La Perla has struggled financially for years and the auditors of the group’s holding company La Perla Fashion Holding issued a warning over the company’s ability to continue as a going concern for 2019. La Perla’s core business lost €89m in 2019, according to annual results published in May.
H20 has consistently cited the substantial interest it earned on private bonds such as La Perla, describing their “high yield” in a letter to investors last month. Bruno Crastes, the asset manager’s chief executive, said in June 2019 that their relationship with Mr Windhorst gave his firm “access to very innovative companies that pay extremely high returns and have very high chances of success”.

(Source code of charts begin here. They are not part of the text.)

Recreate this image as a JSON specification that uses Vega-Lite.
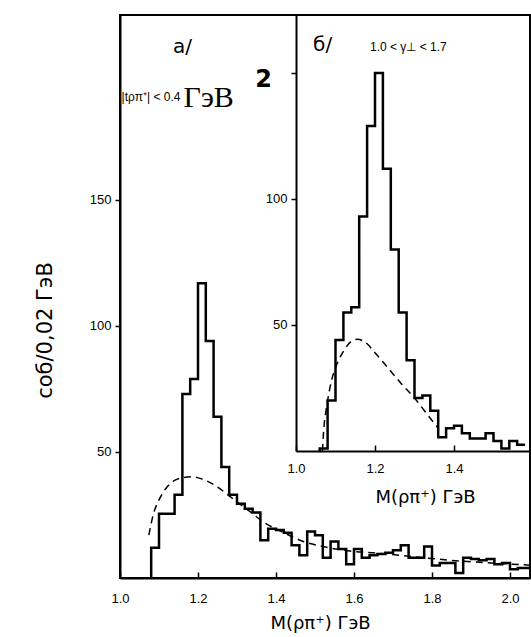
{
  "$schema": "https://vega.github.io/schema/vega-lite/v6.json",
  "width": 410,
  "height": 563,
  "autosize": {"type": "none"},
  "padding": {"left": 120, "top": 15, "right": 1, "bottom": 59},
  "background": "white",
  "config": {
    "view": {"stroke": "black", "strokeWidth": 2},
    "axis": {
      "domainColor": "black", "domainWidth": 2,
      "tickColor": "black", "tickWidth": 1.5,
      "labelColor": "black", "titleColor": "black",
      "grid": false, "labelFlush": false,
      "labelFont": "Liberation Sans", "labelFontSize": 13,
      "titleFont": "DejaVu Sans", "titleFontWeight": "normal"
    }
  },
  "datasets": {
    "mainHist": [
      {"m": 1.0799, "n": 0}, {"m": 1.08, "n": 12}, {"m": 1.10, "n": 25.5}, {"m": 1.12, "n": 25.5},
      {"m": 1.14, "n": 33}, {"m": 1.16, "n": 73}, {"m": 1.18, "n": 79}, {"m": 1.20, "n": 117},
      {"m": 1.22, "n": 94}, {"m": 1.24, "n": 64}, {"m": 1.26, "n": 44}, {"m": 1.28, "n": 33},
      {"m": 1.30, "n": 29.5}, {"m": 1.32, "n": 27.5}, {"m": 1.34, "n": 26}, {"m": 1.36, "n": 15},
      {"m": 1.38, "n": 19.5}, {"m": 1.40, "n": 19}, {"m": 1.42, "n": 18}, {"m": 1.44, "n": 13},
      {"m": 1.46, "n": 9}, {"m": 1.48, "n": 18.5}, {"m": 1.50, "n": 17}, {"m": 1.52, "n": 8},
      {"m": 1.54, "n": 14.5}, {"m": 1.56, "n": 11.5}, {"m": 1.58, "n": 5.5}, {"m": 1.60, "n": 11.5},
      {"m": 1.62, "n": 8}, {"m": 1.64, "n": 9}, {"m": 1.66, "n": 9.5}, {"m": 1.68, "n": 10},
      {"m": 1.70, "n": 11}, {"m": 1.72, "n": 13}, {"m": 1.74, "n": 8}, {"m": 1.76, "n": 8},
      {"m": 1.78, "n": 12.5}, {"m": 1.80, "n": 5}, {"m": 1.82, "n": 6}, {"m": 1.84, "n": 6},
      {"m": 1.86, "n": 2}, {"m": 1.88, "n": 8}, {"m": 1.90, "n": 7.5}, {"m": 1.92, "n": 7},
      {"m": 1.94, "n": 7.5}, {"m": 1.96, "n": 5.5}, {"m": 1.98, "n": 6}, {"m": 2.00, "n": 3.5},
      {"m": 2.02, "n": 4}, {"m": 2.04, "n": 4}, {"m": 2.06, "n": 4}
    ],
    "mainFit": [
      {"m": 1.074, "n": 17}, {"m": 1.085, "n": 25}, {"m": 1.10, "n": 31}, {"m": 1.12, "n": 36},
      {"m": 1.14, "n": 38.7}, {"m": 1.16, "n": 39.8}, {"m": 1.185, "n": 40.2}, {"m": 1.21, "n": 39.3},
      {"m": 1.245, "n": 36.6}, {"m": 1.285, "n": 32}, {"m": 1.33, "n": 26.7}, {"m": 1.37, "n": 22},
      {"m": 1.42, "n": 18}, {"m": 1.47, "n": 14.5}, {"m": 1.52, "n": 12.5}, {"m": 1.59, "n": 10.7},
      {"m": 1.65, "n": 10}, {"m": 1.75, "n": 8.5}, {"m": 1.85, "n": 7}, {"m": 1.95, "n": 6},
      {"m": 2.06, "n": 5}
    ],
    "insetHist": [
      {"m": 1.0599, "n": 0}, {"m": 1.06, "n": 1}, {"m": 1.08, "n": 20}, {"m": 1.10, "n": 44},
      {"m": 1.12, "n": 55}, {"m": 1.14, "n": 57}, {"m": 1.16, "n": 93}, {"m": 1.18, "n": 129},
      {"m": 1.20, "n": 150}, {"m": 1.22, "n": 112}, {"m": 1.24, "n": 80}, {"m": 1.26, "n": 55},
      {"m": 1.28, "n": 36}, {"m": 1.30, "n": 21}, {"m": 1.32, "n": 22}, {"m": 1.34, "n": 16},
      {"m": 1.36, "n": 5.5}, {"m": 1.38, "n": 9}, {"m": 1.40, "n": 10}, {"m": 1.42, "n": 7},
      {"m": 1.44, "n": 5}, {"m": 1.46, "n": 5}, {"m": 1.48, "n": 7}, {"m": 1.50, "n": 4},
      {"m": 1.52, "n": 1}, {"m": 1.54, "n": 4}, {"m": 1.56, "n": 2.5}, {"m": 1.58, "n": 2.5}
    ],
    "insetFit": [
      {"m": 1.067, "n": 0}, {"m": 1.07, "n": 8}, {"m": 1.075, "n": 15}, {"m": 1.08, "n": 20},
      {"m": 1.09, "n": 28}, {"m": 1.10, "n": 33}, {"m": 1.12, "n": 39.5}, {"m": 1.14, "n": 43.5},
      {"m": 1.155, "n": 44.3}, {"m": 1.175, "n": 43.2}, {"m": 1.20, "n": 39}, {"m": 1.23, "n": 33.5},
      {"m": 1.265, "n": 27}, {"m": 1.30, "n": 21}, {"m": 1.33, "n": 15}, {"m": 1.36, "n": 9}
    ]
  },
  "layer": [
    {
      "encoding": {
        "x": {
          "field": "m", "type": "quantitative",
          "scale": {"domain": [1.0, 2.0513], "nice": false, "zero": false},
          "axis": {
            "orient": "bottom", "values": [1.0, 1.2, 1.4, 1.6, 1.8, 2.0], "format": ".1f",
            "tickSize": -6, "labelPadding": 20,
            "title": "M(ρπ⁺) ГэВ", "titleFontSize": 18,
            "titleX": 200, "titleY": 45, "titleBaseline": "middle"
          }
        },
        "y": {
          "field": "n", "type": "quantitative",
          "scale": {"domain": [0, 223.4], "nice": false},
          "axis": {
            "orient": "left", "values": [50, 100, 150], "tickSize": 5, "labelPadding": 4,
            "title": "соб/0,02 ГэВ", "titleFontSize": 21, "titleAngle": -90,
            "titleX": -75, "titleY": 315, "titleAlign": "center", "titleBaseline": "middle"
          }
        }
      },
      "layer": [
        {"data": {"name": "mainHist"}, "mark": {"type": "line", "interpolate": "step-after", "color": "black", "strokeWidth": 2.5, "clip": true}},
        {"data": {"name": "mainFit"}, "mark": {"type": "line", "interpolate": "monotone", "color": "black", "strokeWidth": 1.5, "strokeDash": [7, 5], "clip": true}},
        {"data": {"values": [{"m": 1.136, "n": 210.7, "t": "а/"}, {"m": 1.495, "n": 211.5, "t": "б/"}]},
         "mark": {"type": "text", "align": "left", "baseline": "middle", "fontSize": 20, "font": "DejaVu Sans", "color": "black"},
         "encoding": {"text": {"field": "t"}}},
        {"data": {"values": [{"m": 1.004, "n": 190.9, "t": "|tρπ⁺| < 0.4"}, {"m": 1.641, "n": 210.7, "t": "1.0 < γ⊥ < 1.7"}]},
         "mark": {"type": "text", "align": "left", "baseline": "middle", "fontSize": 12, "font": "Liberation Sans", "color": "black"},
         "encoding": {"text": {"field": "t"}}},
        {"data": {"values": [{"m": 1.163, "n": 190.5, "t": "ГэВ"}]},
         "mark": {"type": "text", "align": "left", "baseline": "middle", "fontSize": 30, "font": "Liberation Serif", "color": "black"},
         "encoding": {"text": {"field": "t"}}},
        {"data": {"values": [{"m": 1.347, "n": 197.5, "t": "2"}]},
         "mark": {"type": "text", "align": "left", "baseline": "middle", "fontSize": 24, "fontWeight": "bold", "font": "DejaVu Sans", "color": "black"},
         "encoding": {"text": {"field": "t"}}}
      ]
    },
    {
      "encoding": {
        "x": {
          "field": "m", "type": "quantitative",
          "scale": {"domain": [1.0, 1.5924], "nice": false, "zero": false, "range": [176, 410]},
          "axis": {
            "orient": "bottom", "offset": -127, "values": [1.0, 1.2, 1.4], "format": ".1f",
            "tickSize": -6, "labelPadding": 17,
            "title": "M(ρπ⁺) ГэВ", "titleFontSize": 18,
            "titleX": 305, "titleY": 46, "titleBaseline": "middle"
          }
        },
        "y": {
          "field": "n", "type": "quantitative",
          "scale": {"domain": [0, 173], "nice": false, "range": [436, 0]},
          "axis": {
            "orient": "left", "offset": -176, "values": [50, 100, 150], "tickSize": 5, "labelPadding": 4,
            "labelExpr": "datum.value == 150 ? '' : datum.label", "title": null
          }
        }
      },
      "layer": [
        {"data": {"name": "insetHist"}, "mark": {"type": "line", "interpolate": "step-after", "color": "black", "strokeWidth": 2.5}},
        {"data": {"name": "insetFit"}, "mark": {"type": "line", "interpolate": "monotone", "color": "black", "strokeWidth": 1.5, "strokeDash": [7, 5]}}
      ]
    }
  ],
  "resolve": {"scale": {"x": "independent", "y": "independent"}, "axis": {"x": "independent", "y": "independent"}}
}
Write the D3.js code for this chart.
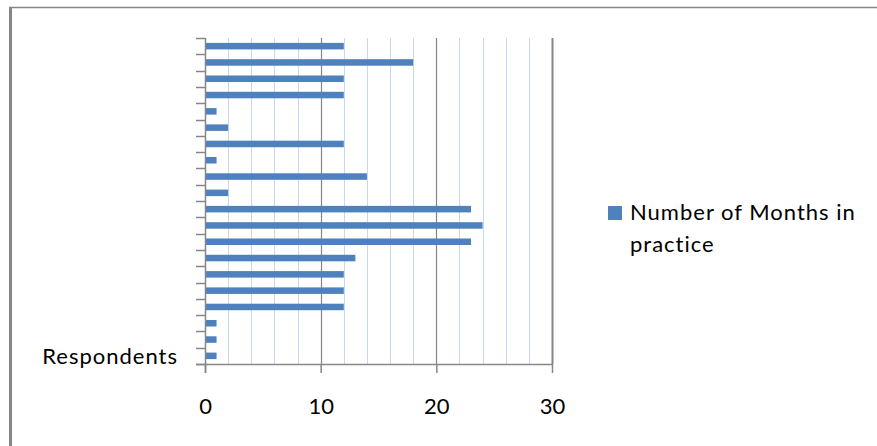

H2O’s fund filings and other recent public communications to investors do not appear to make any reference to the missed payment, however. In contrast, another asset manager holding a much smaller €2m position in the bonds — Belgium’s Merit Capital Global Investment Fund — disclosed the payment failure by La Perla in its recently filed semi-annual report.
This document said that the La Perla bond had still not paid interest at the time of this June 2020 report, which under the terms of the bond “would give rise to immediate repayment of capital and interest”. Terms and conditions of the La Perla bond separately seen by the FT outline that “non-payment of interest” is an “event of default”, if not remedied within 30 days.
A spokesman for Merit Capital, which manages the fund, said that its position in La Perla has now been sold with “accrued interest including the coupon in full”.
H2O declined to comment on the status of its coupon payment, citing “confidentiality reasons”. “H2O always acts in the best interest of its investors and will seek to protect their rights with any appropriate action,” the asset manager said. “H2O will continue to keep its investors informed.”
Another Windhorst-related bond in H2O’s portfolio — Latitude Finance — has failed to meet its redemption deadline this year. The debt was scheduled to be repaid in full in August, but filings show there has now been a 90-day maturity extension until November.
Formerly known as Chain Finance, H2O was the largest investor in this €500m bond that Lars Windhorst raised in 2017. It provided vital funding at a time when the financier was trying to settle a number of disputes, which included a lawsuit linked to the former energy minister of Russia.
Merit Capital is separately embroiled in a dispute with H2O over its alleged role in a series of complicated trades involving illiquid bonds. The semi-annual report from its fund notes that the Belgian regulator considered its own investments in Windhorst-linked bonds as “ineligible”.
A spokesman for Lars Windhorst said his firm had already redeemed the “majority” of both sets of bonds, with the remainder to be repaid in the “coming weeks”. “We expect the remaining Latitude bonds to be redeemed by November 11,” he added. “We are not aware of any bondholder whose coupon has not been paid.”